>> start MATERIAL
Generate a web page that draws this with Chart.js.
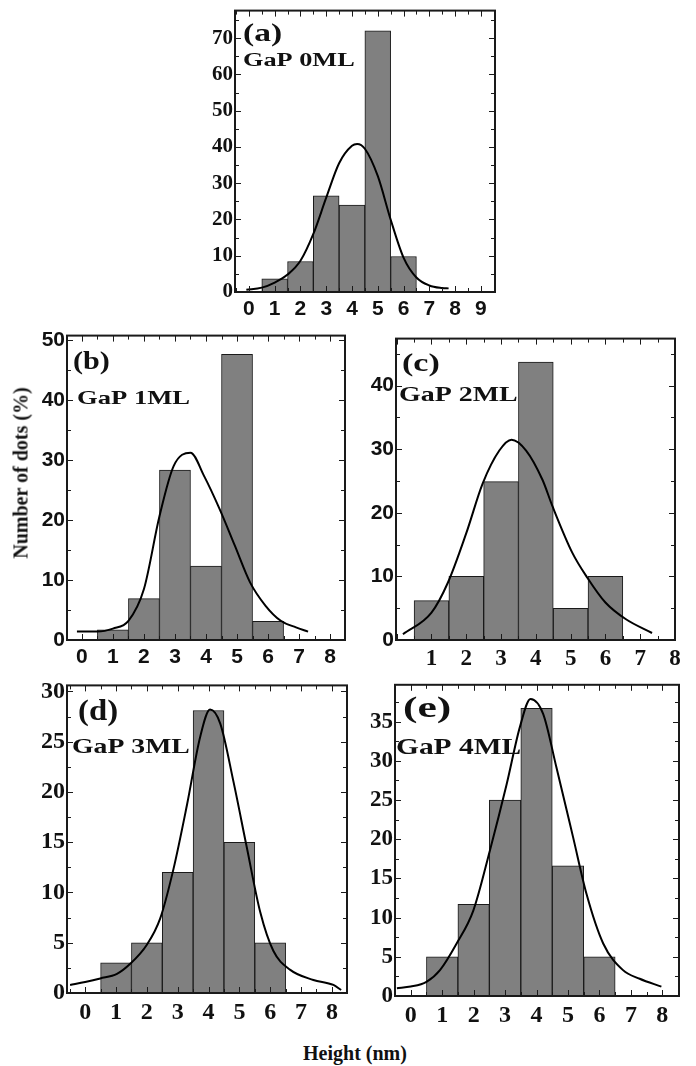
<!DOCTYPE html>
<html>
<head>
<meta charset="utf-8">
<script src="https://cdn.jsdelivr.net/npm/chart.js@4.4.1/dist/chart.umd.min.js"></script>
<style>
  html, body { margin: 0; padding: 0; background: #fff; }
  #fig { position: relative; width: 696px; height: 1066px; overflow: hidden; }
  #fig canvas { position: absolute; }
  .axis-title { position: absolute; font: bold 20px "Liberation Serif", "Times New Roman", serif; color: #111; white-space: nowrap; z-index: 2; }
  #ylab { left: 21px; top: 473px; transform: translate(-50%, -50%) rotate(-90deg); }
  #xlab { left: 355px; top: 1053px; transform: translate(-50%, -50%); }
</style>
</head>
<body>
<div id="fig">
  <div class="axis-title" id="ylab">Number of dots (%)</div>
  <div class="axis-title" id="xlab">Height (nm)</div>
</div>
<script>
const SERIF = '"Liberation Serif", "Times New Roman", serif';
const SANS = '"Liberation Sans", Arial, sans-serif';

// bin centres of the histograms (nm)
const binCenters = [1, 2, 3, 4, 5, 6];

// bar heights, number of dots (%)
const countsA = [3.6, 8.4, 26.5, 24, 72, 9.8];
const countsB = [1.7, 6.9, 28.3, 12.3, 47.6, 3.1];
const countsC = [6.2, 10, 24.9, 43.7, 5, 10];
const countsD = [3, 5, 12, 28.1, 15, 5];
const countsE = [5, 11.7, 25, 36.7, 16.6, 5];

// fitted curves
const fitXA = [-0.1, 0.5, 1, 1.5, 2, 2.5, 3, 3.5, 4, 4.2, 4.5, 5, 5.5, 6, 6.5, 7, 7.5, 7.75];
const fitYA = [0.6, 1.2, 2.6, 4.8, 8.6, 16, 26, 35.5, 40.3, 40.8, 39.5, 32, 20, 9.5, 4, 1.8, 1.1, 1.0];
const fitXB = [-0.16, 0.5, 1, 1.5, 2, 2.5, 2.96, 3.5, 3.94, 4.44, 4.93, 5.42, 5.92, 6.41, 6.9, 7.29];
const fitYB = [1.4, 1.4, 1.9, 3.2, 8.5, 20.6, 29, 31.2, 27.3, 21.8, 15.7, 9.6, 5.7, 3.2, 2.1, 1.4];
const fitXC = [0.18, 1, 1.47, 2, 2.47, 2.95, 3.3, 3.72, 4.19, 4.48, 5.05, 5.48, 6, 6.58, 7.34];
const fitYC = [0.9, 4.3, 9, 16.8, 24.6, 29.8, 31.5, 29.8, 25.2, 21, 13.7, 9.8, 5.9, 3.3, 1.1];
const fitXD = [-0.49, 0, 0.49, 1.03, 1.46, 2, 2.43, 2.86, 3.3, 3.73, 4.05, 4.38, 4.81, 5.24, 5.68, 6.1, 6.65, 7.4, 8.05, 8.3];
const fitYD = [0.8, 1.1, 1.45, 1.9, 2.9, 4.8, 7.4, 12.3, 18.7, 25.5, 28.2, 26.8, 21, 14.5, 8, 4.2, 2.3, 1.3, 0.8, 0.3];
const fitXE = [-0.44, 0, 0.5, 0.93, 1.46, 1.99, 2.52, 3.05, 3.47, 3.81, 4.21, 4.63, 5.16, 5.59, 6.12, 6.75, 7.28, 7.97];
const fitYE = [1, 1.2, 1.8, 3.3, 6.7, 10.9, 18.6, 27, 34.3, 37.9, 36, 29.2, 20.3, 13, 6.7, 3.3, 2.2, 1.2];

const panelTags = ['(a)', '(b)', '(c)', '(d)', '(e)'];
const sampleNames = ['GaP 0ML', 'GaP 1ML', 'GaP 2ML', 'GaP 3ML', 'GaP 4ML'];

// frame = [left, top, right, bottom] of the plot box on the page
const panels = [
  { frame: [235, 10, 495, 292], xMin: -0.54, xMax: 9.55, yMax: 77.6, yStep: 10,
    counts: countsA, fitX: fitXA, fitY: fitYA, xFont: { family: SANS, size: 21, weight: 'bold' }, yFont: { family: SERIF, size: 21, weight: 'bold' },
    tag: { dx: 8, dy: 30, size: 26, sx: 1.29 }, name: { dx: 8, dy: 55, size: 18, sx: 1.46 } },
  { frame: [67, 335, 345, 640], xMin: -0.48, xMax: 8.48, yMax: 50.7, yStep: 10,
    counts: countsB, fitX: fitXB, fitY: fitYB, xFont: { family: SANS, size: 21, weight: 'bold' }, yFont: { family: SANS, size: 21, weight: 'bold' },
    tag: { dx: 6, dy: 33, size: 26, sx: 1.16 }, name: { dx: 10, dy: 68, size: 19, sx: 1.4 } },
  { frame: [396, 338, 675, 640], xMin: -0.02, xMax: 8.0, yMax: 47.4, yStep: 10, hideZero: true,
    counts: countsC, fitX: fitXC, fitY: fitYC, xFont: { family: SERIF, size: 23, weight: 'bold' }, yFont: { family: SANS, size: 21, weight: 'bold' },
    tag: { dx: 6, dy: 32, size: 26, sx: 1.31 }, name: { dx: 3, dy: 62, size: 22, sx: 1.27 } },
  { frame: [67, 683, 347, 993], xMin: -0.59, xMax: 8.49, yMax: 30.6, yStep: 5,
    counts: countsD, fitX: fitXD, fitY: fitYD, xFont: { family: SERIF, size: 24, weight: 'bold' }, yFont: { family: SERIF, size: 24, weight: 'bold' },
    tag: { dx: 11, dy: 35, size: 29, sx: 1.13 }, name: { dx: 5, dy: 68, size: 22, sx: 1.26 } },
  { frame: [395, 683, 679, 996], xMin: -0.5, xMax: 8.53, yMax: 39.7, yStep: 5,
    counts: countsE, fitX: fitXE, fitY: fitYE, xFont: { family: SERIF, size: 24, weight: 'bold' }, yFont: { family: SERIF, size: 23, weight: 'bold' },
    tag: { dx: 8, dy: 32, size: 30, sx: 1.45 }, name: { dx: 1, dy: 69, size: 23, sx: 1.28 } },
];

// box round the plot with inward ticks on all four sides
const frameTicks = {
  id: 'frameTicks',
  afterDatasetsDraw(chart, args, opts) {
    const { ctx, chartArea: a } = chart;
    const x = chart.scales.x, y = chart.scales.y;
    ctx.save();
    ctx.strokeStyle = '#1a1a1a';
    ctx.lineWidth = 1;
    ctx.beginPath();
    for (let k = Math.ceil(x.min / 0.5); k * 0.5 <= x.max; k++) {
      const px = Math.round(x.getPixelForValue(k * 0.5)) + 0.5;
      const len = k % 2 === 0 ? 6 : 4;
      ctx.moveTo(px, a.bottom); ctx.lineTo(px, a.bottom - len);
      ctx.moveTo(px, a.top); ctx.lineTo(px, a.top + len);
    }
    const minor = opts.yStep / 2;
    for (let k = 0; k * minor <= y.max; k++) {
      const py = Math.round(y.getPixelForValue(k * minor)) + 0.5;
      const len = k % 2 === 0 ? 6 : 4;
      ctx.moveTo(a.left, py); ctx.lineTo(a.left + len, py);
      ctx.moveTo(a.right, py); ctx.lineTo(a.right - len, py);
    }
    ctx.stroke();
    ctx.lineWidth = 2;
    ctx.strokeRect(a.left, a.top, a.right - a.left, a.bottom - a.top);
    ctx.restore();
  }
};

// "(a)" and "GaP xML" inside the box, the original type is stretched sideways
const panelText = {
  id: 'panelText',
  afterDraw(chart, args, opts) {
    const { ctx, chartArea: a } = chart;
    opts.items.forEach(t => {
      ctx.save();
      ctx.font = 'bold ' + t.size + 'px ' + SERIF;
      ctx.fillStyle = '#111';
      ctx.textBaseline = 'alphabetic';
      ctx.translate(a.left + t.dx, a.top + t.dy);
      ctx.scale(t.sx, 1);
      ctx.fillText(t.text, 0, 0);
      ctx.restore();
    });
  }
};

const fig = document.getElementById('fig');

panels.forEach((p, i) => {
  const [L, T, R, B] = p.frame;
  const padL = 62, padT = 14, padR = 16, padB = 40;
  const cv = document.createElement('canvas');
  cv.width = (R - L) + padL + padR;
  cv.height = (B - T) + padT + padB;
  cv.style.left = (L - padL) + 'px';
  cv.style.top = (T - padT) + 'px';
  cv.style.width = cv.width + 'px';
  cv.style.height = cv.height + 'px';
  fig.appendChild(cv);

  new Chart(cv, {
    data: {
      datasets: [
        {
          type: 'line',
          data: p.fitX.map((x, k) => ({ x, y: p.fitY[k] })),
          borderColor: '#000',
          borderWidth: 2,
          pointRadius: 0,
          cubicInterpolationMode: 'monotone',
          order: 0,
        },
        {
          type: 'bar',
          data: binCenters.map((x, k) => ({ x, y: p.counts[k] })),
          backgroundColor: '#808080',
          borderColor: '#1a1a1a',
          borderWidth: 1,
          barPercentage: 1,
          categoryPercentage: 1,
          order: 1,
        },
      ],
    },
    options: {
      responsive: false,
      animation: false,
      devicePixelRatio: 1,
      layout: { padding: { top: padT, right: padR, left: 0, bottom: 0 } },
      plugins: {
        legend: { display: false },
        tooltip: { enabled: false },
        frameTicks: { yStep: p.yStep },
        panelText: {
          items: [
            Object.assign({ text: panelTags[i] }, p.tag),
            Object.assign({ text: sampleNames[i] }, p.name),
          ],
        },
      },
      scales: {
        x: {
          type: 'linear',
          offset: false,
          min: p.xMin,
          max: p.xMax,
          afterFit: s => { s.height = padB; },
          grid: { display: false, drawTicks: false },
          border: { display: false },
          ticks: {
            stepSize: 1,
            includeBounds: false,
            autoSkip: false,
            maxRotation: 0,
            padding: 5,
            color: '#111',
            font: p.xFont,
            callback: v => (p.hideZero && v === 0) ? '' : v,
          },
        },
        y: {
          type: 'linear',
          min: 0,
          max: p.yMax,
          afterFit: s => { s.width = padL; },
          grid: { display: false, drawTicks: false },
          border: { display: false },
          ticks: {
            stepSize: p.yStep,
            includeBounds: false,
            autoSkip: false,
            padding: 2,
            color: '#111',
            font: p.yFont,
          },
        },
      },
    },
    plugins: [frameTicks, panelText],
  });
});
</script>
</body>
</html>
>> end MATERIAL
▸ WHAT YOU NEED TO DO
Skip every picture and return the lines above from the top through the one that contains "const binCenters = [1, 2, 3, 4, 5, 6];".

▸ OUTPUT OF THE EXERCISE
Generate a web page that draws this with Chart.js.
<!DOCTYPE html>
<html>
<head>
<meta charset="utf-8">
<script src="https://cdn.jsdelivr.net/npm/chart.js@4.4.1/dist/chart.umd.min.js"></script>
<style>
  html, body { margin: 0; padding: 0; background: #fff; }
  #fig { position: relative; width: 696px; height: 1066px; overflow: hidden; }
  #fig canvas { position: absolute; }
  .axis-title { position: absolute; font: bold 20px "Liberation Serif", "Times New Roman", serif; color: #111; white-space: nowrap; z-index: 2; }
  #ylab { left: 21px; top: 473px; transform: translate(-50%, -50%) rotate(-90deg); }
  #xlab { left: 355px; top: 1053px; transform: translate(-50%, -50%); }
</style>
</head>
<body>
<div id="fig">
  <div class="axis-title" id="ylab">Number of dots (%)</div>
  <div class="axis-title" id="xlab">Height (nm)</div>
</div>
<script>
const SERIF = '"Liberation Serif", "Times New Roman", serif';
const SANS = '"Liberation Sans", Arial, sans-serif';

// bin centres of the histograms (nm)
const binCenters = [1, 2, 3, 4, 5, 6];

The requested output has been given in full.